With her right hand, she would begin stirring in one direction so as not to create lumps of polenta. After a few minutes, she would allow my sisters and me to take turns stirring the stone-ground coarse cornmeal into the big copper polenta pot of hot water, always using a wooden paddle with a long handle so as not to be burned with splattering polenta.
Dad would pour the hot polenta all over the board as we youngsters would help spread it out to the edges. Mom would ladle her freshly made tomato sauce over the polenta with various kinds of meat which always included homemade sausage and meat on bones. Mom allowed us to use our hands to devour every last piece of meat off the bone, giggling at each other’s tomato-sauce-painted faces. Needless to say, this was only with family members present!

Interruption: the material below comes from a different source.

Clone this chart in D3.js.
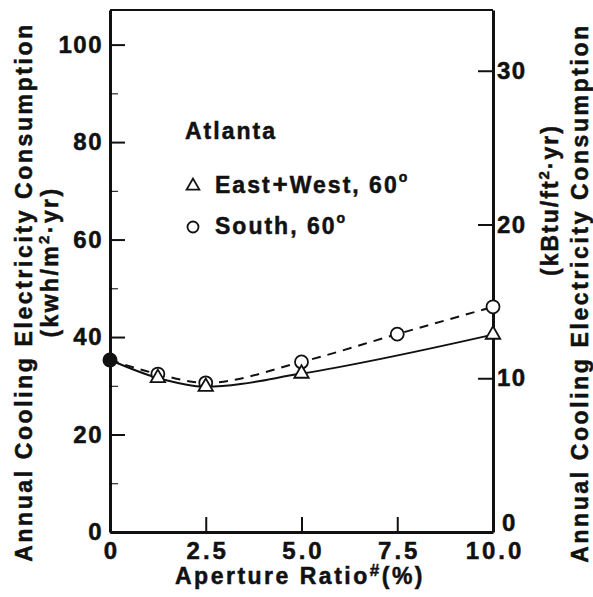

The real fun was eating it. We all forked our way through it, often making designs. We would relish the hot polenta as each design connected with another. Often the design would be the world map, as my sisters and I would fork out the United States, my cousins, Europe. The design always included the boot of Italy. The more we ate the more of the world was revealed.

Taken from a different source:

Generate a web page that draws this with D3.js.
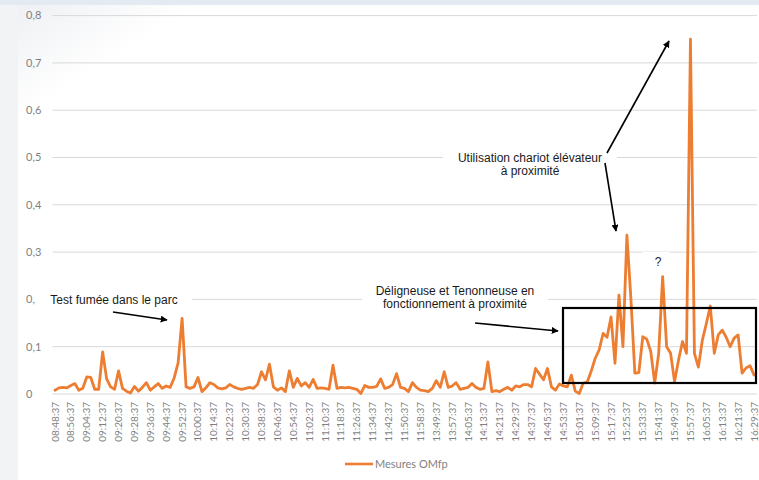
<!DOCTYPE html>
<html>
<head>
<meta charset="utf-8">
<script src="https://cdn.jsdelivr.net/npm/d3@7"></script>
<style>
html,body{margin:0;padding:0;background:#f4f5f7;}
svg{display:block;}
</style>
</head>
<body>
<svg id="chart" width="759" height="480"></svg>
<script>
// ---- data ----
const tickLabels = ["08:48:37","08:56:37","09:04:37","09:12:37","09:20:37","09:28:37","09:36:37","09:44:37","09:52:37","10:00:37","10:14:37","10:22:37","10:30:37","10:38:37","10:46:37","10:54:37","11:02:37","11:10:37","11:18:37","11:26:37","11:34:37","11:42:37","11:50:37","11:58:37","13:49:37","13:57:37","14:05:37","14:13:37","14:21:37","14:29:37","14:37:37","14:45:37","14:53:37","15:01:37","15:09:37","15:17:37","15:25:37","15:33:37","15:41:37","15:49:37","15:57:37","16:05:37","16:13:37","16:21:37","16:29:37"];
const pointsPerTick = 4;
const seriesName = "Mesures OMfp";
const values = [
0.008,0.013,0.014,0.013,0.018,0.022,0.008,0.012,0.036,0.035,
0.010,0.010,0.089,0.032,0.015,0.010,0.049,0.012,0.006,0.002,
0.016,0.006,0.014,0.024,0.008,0.015,0.022,0.012,0.017,0.014,
0.034,0.066,0.160,0.015,0.012,0.015,0.035,0.005,0.013,0.024,
0.020,0.013,0.011,0.013,0.020,0.015,0.012,0.010,0.012,0.014,
0.012,0.020,0.047,0.030,0.063,0.015,0.008,0.013,0.005,0.049,
0.014,0.033,0.017,0.024,0.014,0.031,0.012,0.013,0.012,0.010,
0.061,0.012,0.014,0.013,0.014,0.012,0.010,0.001,0.018,0.014,
0.014,0.016,0.032,0.012,0.014,0.020,0.043,0.014,0.012,0.005,
0.024,0.014,0.008,0.007,0.005,0.012,0.028,0.014,0.047,0.014,
0.017,0.024,0.010,0.012,0.014,0.022,0.014,0.010,0.012,0.068,
0.005,0.007,0.005,0.010,0.014,0.008,0.017,0.015,0.020,0.020,
0.015,0.054,0.042,0.030,0.054,0.015,0.008,0.021,0.017,0.015,
0.040,0.006,0.001,0.023,0.025,0.048,0.075,0.093,0.128,0.120,
0.163,0.065,0.209,0.100,0.336,0.202,0.044,0.045,0.121,0.116,
0.090,0.023,0.086,0.248,0.100,0.086,0.026,0.072,0.111,0.086,
0.750,0.086,0.057,0.114,0.149,0.186,0.086,0.125,0.135,0.120,
0.100,0.118,0.125,0.044,0.055,0.060,0.040
];
const yTickValues = [0,0.1,0.2,0.3,0.4,0.5,0.6,0.7,0.8];
const annotations = [
  {lines:["Test fumée dans le parc"], x:114, y:304, box:[35,291,157,19]},
  {lines:["Déligneuse et Tenonneuse en","fonctionnement à proximité"], x:455, y:295, box:[362,281,186,31]},
  {lines:["Utilisation chariot élévateur","à proximité"], x:530, y:162, box:[443,148,174,30]},
  {lines:["?"], x:658, y:266, box:[642,252,28,18]}
];
const arrows = [
  [113,312,167,320],
  [475,323,558,331],
  [607,153,669,41],
  [605,163,616,231]
];
const highlightBox = [563,308,193,75];

// ---- drawing ----
const svg = d3.select("#chart");
const fontUI = "Lato, 'Open Sans', sans-serif";
const fontAnn = "'Liberation Sans', Arial, sans-serif";

const defs = svg.append("defs");
const bg = defs.append("linearGradient").attr("id","bgGrad").attr("x1","0").attr("y1","0").attr("x2","1").attr("y2","1");
bg.append("stop").attr("offset","0").attr("stop-color","#eef0f3");
bg.append("stop").attr("offset","0.12").attr("stop-color","#ffffff");
bg.append("stop").attr("offset","1").attr("stop-color","#ffffff");
defs.append("marker").attr("id","arrow").attr("viewBox","0 0 10 10").attr("refX",9).attr("refY",5)
  .attr("markerWidth",7).attr("markerHeight",7).attr("markerUnits","userSpaceOnUse").attr("orient","auto")
  .append("path").attr("d","M0,0 L10,5 L0,10 z").attr("fill","#000");

svg.append("rect").attr("x",0).attr("y",0).attr("width",759).attr("height",480).attr("fill","#f2f3f5");
svg.append("rect").attr("x",0).attr("y",0).attr("width",759).attr("height",5).attr("fill","#e3eaf2");
svg.append("rect").attr("x",18).attr("y",5).attr("width",741).attr("height",475).attr("fill","url(#bgGrad)");

const x = d3.scaleLinear().domain([0, values.length-1]).range([55, 754]);
const y = d3.scaleLinear().domain([0, 0.8]).range([394, 15.6]);

// gridlines
svg.append("g").selectAll("line").data(yTickValues).join("line")
  .attr("x1",52.5).attr("x2",757).attr("y1",d=>y(d)).attr("y2",d=>y(d))
  .attr("stroke","#d9d9d9").attr("stroke-width",1);

// y labels
const fmt = d => d===0 ? "0" : d3.format(".1f")(d).replace(".",",");
svg.append("g").selectAll("text").data(yTickValues).join("text")
  .attr("x",26).attr("y",d=>y(d)).attr("dy","0.35em")
  .attr("font-family",fontUI).attr("font-size",11).attr("fill","#7f7f7f")
  .text(fmt);

// x labels
svg.append("g").selectAll("text").data(tickLabels).join("text")
  .attr("transform",(d,i)=>`translate(${x(i*pointsPerTick)},402) rotate(-90)`)
  .attr("text-anchor","end").attr("dy","0.35em")
  .attr("font-family",fontUI).attr("font-size",10).attr("fill","#7f7f7f")
  .text(d=>d);

// annotation boxes (white, hiding gridlines)
svg.append("g").selectAll("rect").data(annotations).join("rect")
  .attr("x",d=>d.box[0]).attr("y",d=>d.box[1]).attr("width",d=>d.box[2]).attr("height",d=>d.box[3])
  .attr("fill","#ffffff");

// series line
const line = d3.line().x((d,i)=>x(i)).y(d=>y(d));
svg.append("path").datum(values).attr("d",line)
  .attr("fill","none").attr("stroke","#ED7D31").attr("stroke-width",2.8)
  .attr("stroke-linejoin","round").attr("stroke-linecap","round");

// annotation texts
annotations.forEach(a=>{
  const t = svg.append("text").attr("text-anchor","middle")
    .attr("font-family",fontAnn).attr("font-size",12).attr("fill","#1a1a1a");
  a.lines.forEach((l,k)=>{
    t.append("tspan").attr("x",a.x).attr("y",a.y + k*13).text(l);
  });
});

// arrows
svg.append("g").selectAll("line").data(arrows).join("line")
  .attr("x1",d=>d[0]).attr("y1",d=>d[1]).attr("x2",d=>d[2]).attr("y2",d=>d[3])
  .attr("stroke","#000").attr("stroke-width",1.6).attr("marker-end","url(#arrow)");

// highlight rectangle
svg.append("rect").attr("x",highlightBox[0]).attr("y",highlightBox[1])
  .attr("width",highlightBox[2]).attr("height",highlightBox[3])
  .attr("fill","none").attr("stroke","#000").attr("stroke-width",2.2);

// legend
const lg = svg.append("g").attr("transform","translate(345,464)");
lg.append("line").attr("x1",0).attr("x2",28).attr("y1",0).attr("y2",0)
  .attr("stroke","#ED7D31").attr("stroke-width",2.6);
lg.append("text").attr("x",30).attr("y",0).attr("dy","0.35em")
  .attr("font-family",fontUI).attr("font-size",11).attr("fill","#7f7f7f").text(seriesName);
</script>
</body>
</html>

Years later when questioning my adult children on their most precious memories around the dinner table the answer was unanimous, polenta days. I feel fortunate that my parents, as Italian-Italians, maintained their tradition. I, as a first generation Italian-American, tried my best to continue to do so. Unfortunately, as much as they all loved polenta days in their youth, my children, American-Italians, rarely find time to take part in this tradition. Their children, American-Americans, adopting the mannerisms of their country, will allow another old-world tradition to vanish, only to be brought to mind when researching traditions of yesterday in Abruzzo.